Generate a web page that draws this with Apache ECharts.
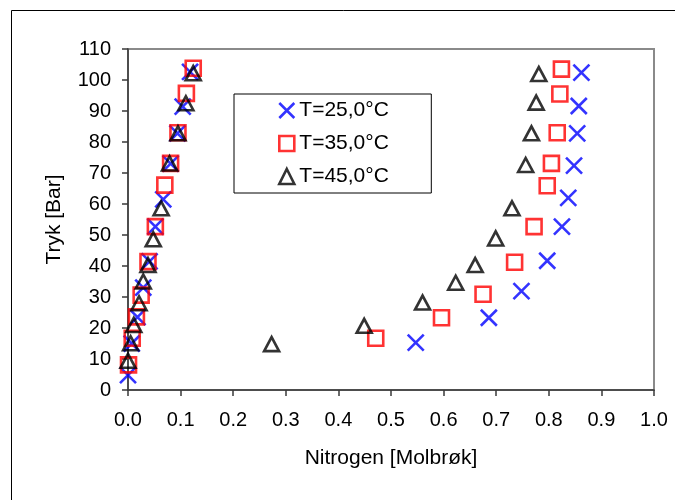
<!DOCTYPE html>
<html>
<head>
<meta charset="utf-8">
<script src="https://cdn.jsdelivr.net/npm/echarts@6/dist/echarts.min.js"></script>
<style>
  html, body { margin: 0; padding: 0; background: #fff; }
  #chart { width: 675px; height: 500px; }
</style>
</head>
<body>
<div id="chart"></div>
<script>
// Vapour–liquid equilibrium: pressure vs. nitrogen mole fraction at three temperatures
const seriesNames = ['T=25,0°C', 'T=35,0°C', 'T=45,0°C'];

// T = 25,0 °C (liquid branch, then vapour branch)
const x25 = [0.000, 0.007, 0.018, 0.029, 0.041, 0.052, 0.067, 0.081, 0.094, 0.104, 0.118,
             0.547, 0.686, 0.748, 0.797, 0.825, 0.837, 0.848, 0.854, 0.857, 0.862];
const p25 = [4.8, 15.0, 23.5, 33.0, 41.5, 52.7, 61.5, 73.0, 82.8, 91.4, 102.6,
             15.3, 23.3, 31.9, 41.7, 52.7, 62.0, 72.4, 82.8, 91.6, 102.4];

// T = 35,0 °C
const x35 = [0.001, 0.008, 0.016, 0.025, 0.038, 0.052, 0.070, 0.081, 0.095, 0.111, 0.124,
             0.471, 0.596, 0.675, 0.735, 0.772, 0.797, 0.805, 0.816, 0.821, 0.824];
const p35 = [8.1, 16.7, 23.6, 30.6, 41.4, 52.7, 66.1, 73.1, 83.0, 95.7, 103.8,
             16.7, 23.3, 30.9, 41.2, 52.7, 65.9, 73.1, 83.0, 95.5, 103.5];

// T = 45,0 °C
const x45 = [0.000, 0.005, 0.011, 0.021, 0.029, 0.038, 0.048, 0.063, 0.079, 0.095, 0.110, 0.124,
             0.273, 0.449, 0.560, 0.623, 0.660, 0.699, 0.730, 0.756, 0.767, 0.776, 0.781];
const p45 = [9.4, 15.1, 21.0, 28.0, 35.0, 40.3, 48.6, 58.6, 73.1, 82.8, 92.5, 102.2,
             14.8, 20.7, 28.2, 34.6, 40.3, 48.9, 58.6, 72.6, 82.8, 92.7, 101.9];

const xTicks = [0, 0.1, 0.2, 0.3, 0.4, 0.5, 0.6, 0.7, 0.8, 0.9, 1.0];
const yTicks = [0, 10, 20, 30, 40, 50, 60, 70, 80, 90, 100, 110];

const FONT = '"Liberation Sans", Arial, sans-serif';
const pairs = (xs, ys) => xs.map((x, i) => [x, ys[i]]);

const chart = echarts.init(document.getElementById('chart'), null, { renderer: 'canvas' });

chart.setOption({
  animation: false,
  backgroundColor: '#fff',
  textStyle: { fontFamily: FONT },
  graphic: [{
    type: 'rect',
    silent: true,
    shape: { x: 11.5, y: 10.5, width: 720, height: 620 },
    style: { fill: 'none', stroke: '#000', lineWidth: 1 }
  }],
  grid: {
    left: 128, right: 21, top: 49, bottom: 110,
    show: true, borderColor: '#8a8a8a', borderWidth: 2, backgroundColor: 'transparent'
  },
  legend: {
    orient: 'vertical',
    left: 234, top: 94,
    padding: [6, 41, 6, 44],
    itemGap: 12,
    itemWidth: 15, itemHeight: 15,
    borderColor: '#000', borderWidth: 1,
    backgroundColor: '#fff',
    selectedMode: false,
    itemStyle: { borderWidth: 2.6 },
    textStyle: { fontSize: 21, lineHeight: 21, width: 91, color: '#000', fontFamily: FONT },
    data: seriesNames
  },
  xAxis: {
    type: 'value',
    min: xTicks[0], max: xTicks[xTicks.length - 1], interval: 0.1,
    splitLine: { show: false },
    axisLine: { onZero: false, lineStyle: { color: '#3a3a3a', width: 1.5 } },
    axisTick: { show: true, length: 6, lineStyle: { color: '#3a3a3a', width: 1.5 } },
    axisLabel: { fontSize: 20, color: '#000', margin: 20, fontFamily: FONT,
                 formatter: v => v.toFixed(1) },
    name: 'Nitrogen [Molbrøk]',
    nameLocation: 'middle',
    nameGap: 58,
    nameTextStyle: { fontSize: 21, color: '#000', fontFamily: FONT }
  },
  yAxis: {
    type: 'value',
    min: yTicks[0], max: yTicks[yTicks.length - 1], interval: 10,
    splitLine: { show: false },
    axisLine: { show: true, onZero: false, lineStyle: { color: '#3a3a3a', width: 1.5 } },
    axisTick: { show: true, length: 6, lineStyle: { color: '#3a3a3a', width: 1.5 } },
    axisLabel: { fontSize: 20, color: '#000', margin: 17, fontFamily: FONT },
    name: 'Tryk [Bar]',
    nameLocation: 'middle',
    nameRotate: 90,
    nameGap: 63,
    nameTextStyle: { fontSize: 21, color: '#000', fontFamily: FONT }
  },
  series: [
    {
      name: seriesNames[0],
      type: 'scatter',
      symbol: 'path://M0,0L16,16M16,0L0,16',
      symbolSize: 16,
      itemStyle: { color: 'transparent', borderColor: '#0000ff', borderWidth: 2.6 },
      emphasis: { disabled: true },
      data: pairs(x25, p25)
    },
    {
      name: seriesNames[1],
      type: 'scatter',
      symbol: 'rect',
      symbolSize: 15,
      itemStyle: { color: 'transparent', borderColor: '#ff0000', borderWidth: 2.6 },
      emphasis: { disabled: true },
      data: pairs(x35, p35)
    },
    {
      name: seriesNames[2],
      type: 'scatter',
      symbol: 'triangle',
      symbolSize: [15, 14],
      itemStyle: { color: 'transparent', borderColor: '#000000', borderWidth: 2.6 },
      emphasis: { disabled: true },
      data: pairs(x45, p45)
    }
  ]
});
</script>
</body>
</html>
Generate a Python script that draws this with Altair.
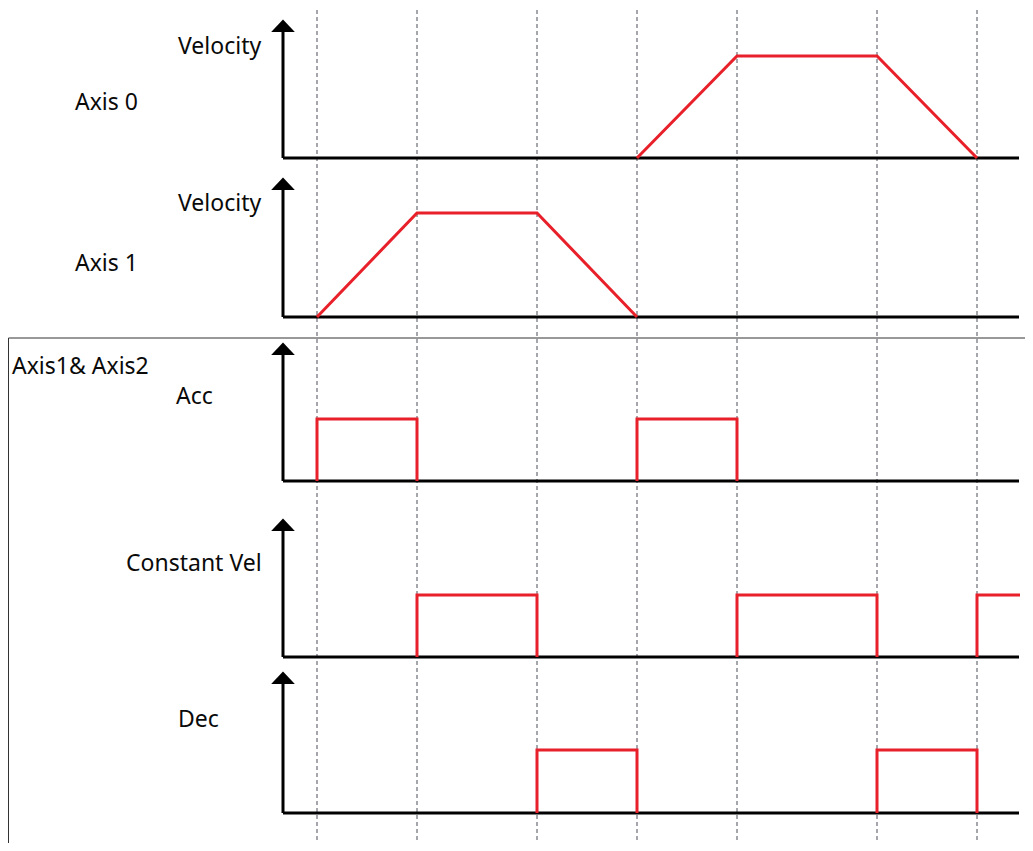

• • • • •

Written problem >> Transcribe all entries above exactly. Drop the pictures.

Result for this exercise >>
Generate a web page that draws this with Apache ECharts.
<!DOCTYPE html>
<html>
<head>
<meta charset="utf-8">
<script src="https://cdn.jsdelivr.net/npm/echarts@6/dist/echarts.min.js"></script>
<style>
  html, body { margin: 0; padding: 0; background: #fff; }
  #chart { width: 675px; height: 500px; }
</style>
</head>
<body>
<div id="chart"></div>
<script>
// Vapour–liquid equilibrium: pressure vs. nitrogen mole fraction at three temperatures
const seriesNames = ['T=25,0°C', 'T=35,0°C', 'T=45,0°C'];

// T = 25,0 °C (liquid branch, then vapour branch)
const x25 = [0.000, 0.007, 0.018, 0.029, 0.041, 0.052, 0.067, 0.081, 0.094, 0.104, 0.118,
             0.547, 0.686, 0.748, 0.797, 0.825, 0.837, 0.848, 0.854, 0.857, 0.862];
const p25 = [4.8, 15.0, 23.5, 33.0, 41.5, 52.7, 61.5, 73.0, 82.8, 91.4, 102.6,
             15.3, 23.3, 31.9, 41.7, 52.7, 62.0, 72.4, 82.8, 91.6, 102.4];

// T = 35,0 °C
const x35 = [0.001, 0.008, 0.016, 0.025, 0.038, 0.052, 0.070, 0.081, 0.095, 0.111, 0.124,
             0.471, 0.596, 0.675, 0.735, 0.772, 0.797, 0.805, 0.816, 0.821, 0.824];
const p35 = [8.1, 16.7, 23.6, 30.6, 41.4, 52.7, 66.1, 73.1, 83.0, 95.7, 103.8,
             16.7, 23.3, 30.9, 41.2, 52.7, 65.9, 73.1, 83.0, 95.5, 103.5];

// T = 45,0 °C
const x45 = [0.000, 0.005, 0.011, 0.021, 0.029, 0.038, 0.048, 0.063, 0.079, 0.095, 0.110, 0.124,
             0.273, 0.449, 0.560, 0.623, 0.660, 0.699, 0.730, 0.756, 0.767, 0.776, 0.781];
const p45 = [9.4, 15.1, 21.0, 28.0, 35.0, 40.3, 48.6, 58.6, 73.1, 82.8, 92.5, 102.2,
             14.8, 20.7, 28.2, 34.6, 40.3, 48.9, 58.6, 72.6, 82.8, 92.7, 101.9];

const xTicks = [0, 0.1, 0.2, 0.3, 0.4, 0.5, 0.6, 0.7, 0.8, 0.9, 1.0];
const yTicks = [0, 10, 20, 30, 40, 50, 60, 70, 80, 90, 100, 110];

const FONT = '"Liberation Sans", Arial, sans-serif';
const pairs = (xs, ys) => xs.map((x, i) => [x, ys[i]]);

const chart = echarts.init(document.getElementById('chart'), null, { renderer: 'canvas' });

chart.setOption({
  animation: false,
  backgroundColor: '#fff',
  textStyle: { fontFamily: FONT },
  graphic: [{
    type: 'rect',
    silent: true,
    shape: { x: 11.5, y: 10.5, width: 720, height: 620 },
    style: { fill: 'none', stroke: '#000', lineWidth: 1 }
  }],
  grid: {
    left: 128, right: 21, top: 49, bottom: 110,
    show: true, borderColor: '#8a8a8a', borderWidth: 2, backgroundColor: 'transparent'
  },
  legend: {
    orient: 'vertical',
    left: 234, top: 94,
    padding: [6, 41, 6, 44],
    itemGap: 12,
    itemWidth: 15, itemHeight: 15,
    borderColor: '#000', borderWidth: 1,
    backgroundColor: '#fff',
    selectedMode: false,
    itemStyle: { borderWidth: 2.6 },
    textStyle: { fontSize: 21, lineHeight: 21, width: 91, color: '#000', fontFamily: FONT },
    data: seriesNames
  },
  xAxis: {
    type: 'value',
    min: xTicks[0], max: xTicks[xTicks.length - 1], interval: 0.1,
    splitLine: { show: false },
    axisLine: { onZero: false, lineStyle: { color: '#3a3a3a', width: 1.5 } },
    axisTick: { show: true, length: 6, lineStyle: { color: '#3a3a3a', width: 1.5 } },
    axisLabel: { fontSize: 20, color: '#000', margin: 20, fontFamily: FONT,
                 formatter: v => v.toFixed(1) },
    name: 'Nitrogen [Molbrøk]',
    nameLocation: 'middle',
    nameGap: 58,
    nameTextStyle: { fontSize: 21, color: '#000', fontFamily: FONT }
  },
  yAxis: {
    type: 'value',
    min: yTicks[0], max: yTicks[yTicks.length - 1], interval: 10,
    splitLine: { show: false },
    axisLine: { show: true, onZero: false, lineStyle: { color: '#3a3a3a', width: 1.5 } },
    axisTick: { show: true, length: 6, lineStyle: { color: '#3a3a3a', width: 1.5 } },
    axisLabel: { fontSize: 20, color: '#000', margin: 17, fontFamily: FONT },
    name: 'Tryk [Bar]',
    nameLocation: 'middle',
    nameRotate: 90,
    nameGap: 63,
    nameTextStyle: { fontSize: 21, color: '#000', fontFamily: FONT }
  },
  series: [
    {
      name: seriesNames[0],
      type: 'scatter',
      symbol: 'path://M0,0L16,16M16,0L0,16',
      symbolSize: 16,
      itemStyle: { color: 'transparent', borderColor: '#0000ff', borderWidth: 2.6 },
      emphasis: { disabled: true },
      data: pairs(x25, p25)
    },
    {
      name: seriesNames[1],
      type: 'scatter',
      symbol: 'rect',
      symbolSize: 15,
      itemStyle: { color: 'transparent', borderColor: '#ff0000', borderWidth: 2.6 },
      emphasis: { disabled: true },
      data: pairs(x35, p35)
    },
    {
      name: seriesNames[2],
      type: 'scatter',
      symbol: 'triangle',
      symbolSize: [15, 14],
      itemStyle: { color: 'transparent', borderColor: '#000000', borderWidth: 2.6 },
      emphasis: { disabled: true },
      data: pairs(x45, p45)
    }
  ]
});
</script>
</body>
</html>
Generate a Python script that draws this with Altair.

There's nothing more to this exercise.